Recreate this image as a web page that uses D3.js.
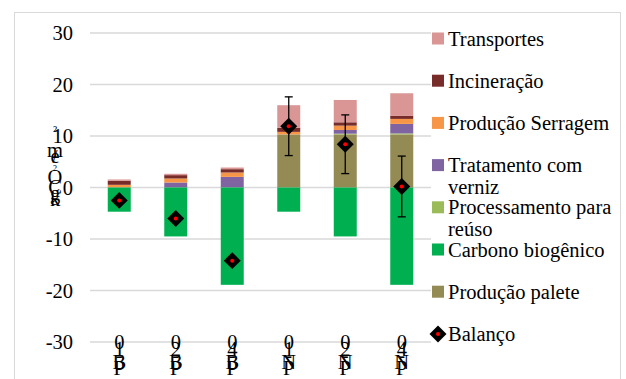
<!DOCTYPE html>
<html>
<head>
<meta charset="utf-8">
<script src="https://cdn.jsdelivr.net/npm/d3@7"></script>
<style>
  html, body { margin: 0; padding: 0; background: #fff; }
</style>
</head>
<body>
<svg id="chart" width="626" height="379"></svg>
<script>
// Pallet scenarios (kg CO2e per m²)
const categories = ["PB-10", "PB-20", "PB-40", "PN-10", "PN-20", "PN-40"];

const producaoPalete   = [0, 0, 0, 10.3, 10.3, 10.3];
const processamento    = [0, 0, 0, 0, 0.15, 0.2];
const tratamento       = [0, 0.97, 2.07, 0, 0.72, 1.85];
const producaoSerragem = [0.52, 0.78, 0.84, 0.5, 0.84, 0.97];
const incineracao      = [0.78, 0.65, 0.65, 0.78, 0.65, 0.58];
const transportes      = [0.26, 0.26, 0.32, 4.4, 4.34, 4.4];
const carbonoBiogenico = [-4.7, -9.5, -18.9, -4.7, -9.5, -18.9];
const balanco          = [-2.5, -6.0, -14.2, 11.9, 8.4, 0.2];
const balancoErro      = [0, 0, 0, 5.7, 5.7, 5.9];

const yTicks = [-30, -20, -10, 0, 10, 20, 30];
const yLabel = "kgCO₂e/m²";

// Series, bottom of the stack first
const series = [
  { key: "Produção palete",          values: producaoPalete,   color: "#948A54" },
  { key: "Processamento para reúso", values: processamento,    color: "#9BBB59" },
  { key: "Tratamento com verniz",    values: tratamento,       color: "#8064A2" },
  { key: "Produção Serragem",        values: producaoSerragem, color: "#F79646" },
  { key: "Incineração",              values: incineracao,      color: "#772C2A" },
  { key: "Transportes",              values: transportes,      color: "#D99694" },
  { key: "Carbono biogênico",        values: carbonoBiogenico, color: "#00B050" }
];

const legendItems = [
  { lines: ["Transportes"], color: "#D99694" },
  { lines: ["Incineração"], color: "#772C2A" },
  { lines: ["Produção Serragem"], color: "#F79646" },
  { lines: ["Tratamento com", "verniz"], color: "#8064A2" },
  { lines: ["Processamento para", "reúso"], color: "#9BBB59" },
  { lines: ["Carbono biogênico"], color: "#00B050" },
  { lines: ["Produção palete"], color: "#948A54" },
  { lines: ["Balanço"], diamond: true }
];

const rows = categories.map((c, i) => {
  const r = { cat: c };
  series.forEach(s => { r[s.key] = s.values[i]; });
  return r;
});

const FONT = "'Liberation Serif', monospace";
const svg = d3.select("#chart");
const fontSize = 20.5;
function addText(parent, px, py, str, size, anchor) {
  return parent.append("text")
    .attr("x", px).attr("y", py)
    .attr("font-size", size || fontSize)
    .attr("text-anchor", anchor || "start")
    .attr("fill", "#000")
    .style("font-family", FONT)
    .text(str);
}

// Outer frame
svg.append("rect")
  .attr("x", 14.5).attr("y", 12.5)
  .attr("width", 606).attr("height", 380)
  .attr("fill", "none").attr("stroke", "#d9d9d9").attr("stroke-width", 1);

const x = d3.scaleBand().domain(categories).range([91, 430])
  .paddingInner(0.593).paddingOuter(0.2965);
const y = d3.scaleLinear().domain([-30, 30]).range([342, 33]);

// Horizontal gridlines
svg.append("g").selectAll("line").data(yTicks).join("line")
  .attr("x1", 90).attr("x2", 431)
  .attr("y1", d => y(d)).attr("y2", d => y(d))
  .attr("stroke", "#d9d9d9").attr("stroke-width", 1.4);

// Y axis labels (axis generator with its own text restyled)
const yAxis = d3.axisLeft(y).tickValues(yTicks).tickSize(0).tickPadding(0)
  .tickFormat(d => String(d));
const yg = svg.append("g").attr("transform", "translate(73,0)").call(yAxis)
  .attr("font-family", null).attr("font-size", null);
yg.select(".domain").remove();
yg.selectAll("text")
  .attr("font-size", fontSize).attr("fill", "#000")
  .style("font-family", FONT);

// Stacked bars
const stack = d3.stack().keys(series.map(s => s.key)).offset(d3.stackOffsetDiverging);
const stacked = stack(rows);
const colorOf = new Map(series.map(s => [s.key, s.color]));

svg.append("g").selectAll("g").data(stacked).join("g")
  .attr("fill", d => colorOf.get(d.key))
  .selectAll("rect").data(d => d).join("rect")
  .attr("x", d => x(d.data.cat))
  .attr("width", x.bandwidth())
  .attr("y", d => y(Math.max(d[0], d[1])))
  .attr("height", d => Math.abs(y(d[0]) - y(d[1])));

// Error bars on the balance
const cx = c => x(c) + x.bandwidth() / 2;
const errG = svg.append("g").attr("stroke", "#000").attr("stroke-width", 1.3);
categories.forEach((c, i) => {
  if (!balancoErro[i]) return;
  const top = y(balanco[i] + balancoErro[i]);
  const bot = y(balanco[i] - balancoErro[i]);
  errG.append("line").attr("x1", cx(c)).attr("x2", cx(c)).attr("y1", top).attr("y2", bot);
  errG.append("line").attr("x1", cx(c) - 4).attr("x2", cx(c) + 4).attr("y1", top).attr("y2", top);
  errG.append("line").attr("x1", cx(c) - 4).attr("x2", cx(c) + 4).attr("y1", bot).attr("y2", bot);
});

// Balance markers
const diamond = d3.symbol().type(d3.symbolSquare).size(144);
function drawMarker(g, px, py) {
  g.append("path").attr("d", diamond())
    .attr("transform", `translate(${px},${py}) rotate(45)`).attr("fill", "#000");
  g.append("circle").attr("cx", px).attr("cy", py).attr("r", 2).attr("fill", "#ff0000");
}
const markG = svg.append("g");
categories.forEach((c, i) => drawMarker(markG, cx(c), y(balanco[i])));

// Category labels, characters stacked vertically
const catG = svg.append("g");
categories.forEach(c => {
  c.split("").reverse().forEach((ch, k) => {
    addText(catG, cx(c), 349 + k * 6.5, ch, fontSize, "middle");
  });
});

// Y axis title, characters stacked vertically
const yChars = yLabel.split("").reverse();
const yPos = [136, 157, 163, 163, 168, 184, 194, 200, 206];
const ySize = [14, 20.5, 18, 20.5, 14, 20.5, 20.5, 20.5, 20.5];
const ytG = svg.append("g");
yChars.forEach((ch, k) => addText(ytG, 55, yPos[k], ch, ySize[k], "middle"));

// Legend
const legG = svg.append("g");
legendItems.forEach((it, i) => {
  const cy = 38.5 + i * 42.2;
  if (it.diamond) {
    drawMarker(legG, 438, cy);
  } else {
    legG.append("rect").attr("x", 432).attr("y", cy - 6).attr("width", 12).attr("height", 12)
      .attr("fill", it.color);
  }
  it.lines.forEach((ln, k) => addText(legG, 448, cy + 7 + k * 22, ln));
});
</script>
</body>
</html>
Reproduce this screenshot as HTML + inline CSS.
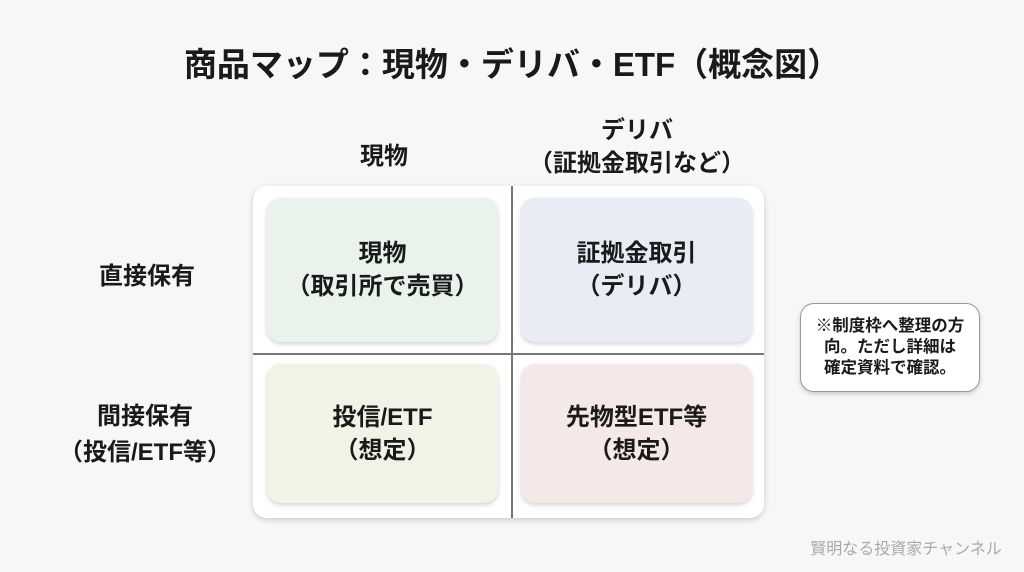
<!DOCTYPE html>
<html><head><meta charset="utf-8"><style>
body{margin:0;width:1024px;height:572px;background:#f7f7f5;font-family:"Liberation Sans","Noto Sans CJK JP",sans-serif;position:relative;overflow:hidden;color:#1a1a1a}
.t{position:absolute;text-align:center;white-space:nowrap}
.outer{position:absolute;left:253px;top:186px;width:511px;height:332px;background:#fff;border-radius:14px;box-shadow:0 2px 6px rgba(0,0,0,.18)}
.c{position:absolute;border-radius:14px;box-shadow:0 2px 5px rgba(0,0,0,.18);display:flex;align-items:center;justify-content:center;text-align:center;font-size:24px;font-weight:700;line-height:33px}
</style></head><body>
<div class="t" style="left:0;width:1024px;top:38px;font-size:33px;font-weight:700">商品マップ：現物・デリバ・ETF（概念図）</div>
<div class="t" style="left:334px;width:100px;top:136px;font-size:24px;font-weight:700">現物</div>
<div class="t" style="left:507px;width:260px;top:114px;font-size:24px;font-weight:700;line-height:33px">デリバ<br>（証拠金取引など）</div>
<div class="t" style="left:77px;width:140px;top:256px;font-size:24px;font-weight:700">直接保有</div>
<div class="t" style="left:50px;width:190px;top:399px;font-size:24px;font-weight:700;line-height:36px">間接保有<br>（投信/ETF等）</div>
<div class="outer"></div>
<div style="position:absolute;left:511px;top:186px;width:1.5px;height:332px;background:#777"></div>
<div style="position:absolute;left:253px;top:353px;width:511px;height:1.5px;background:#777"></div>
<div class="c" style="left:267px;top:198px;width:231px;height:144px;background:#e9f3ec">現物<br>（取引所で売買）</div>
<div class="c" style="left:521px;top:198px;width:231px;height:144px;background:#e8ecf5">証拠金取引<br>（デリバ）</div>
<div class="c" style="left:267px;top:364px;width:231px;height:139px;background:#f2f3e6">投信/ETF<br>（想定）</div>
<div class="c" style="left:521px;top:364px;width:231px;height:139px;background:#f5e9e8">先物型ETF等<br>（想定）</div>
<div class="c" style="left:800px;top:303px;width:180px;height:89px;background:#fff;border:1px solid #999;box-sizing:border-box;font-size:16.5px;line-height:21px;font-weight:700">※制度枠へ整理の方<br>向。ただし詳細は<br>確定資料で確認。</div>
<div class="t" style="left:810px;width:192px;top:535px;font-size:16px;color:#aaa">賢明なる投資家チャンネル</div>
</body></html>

========================================

Written request - Examine the entries and report how many of their lines contain the string "this", giving no more than the number.

The response - 2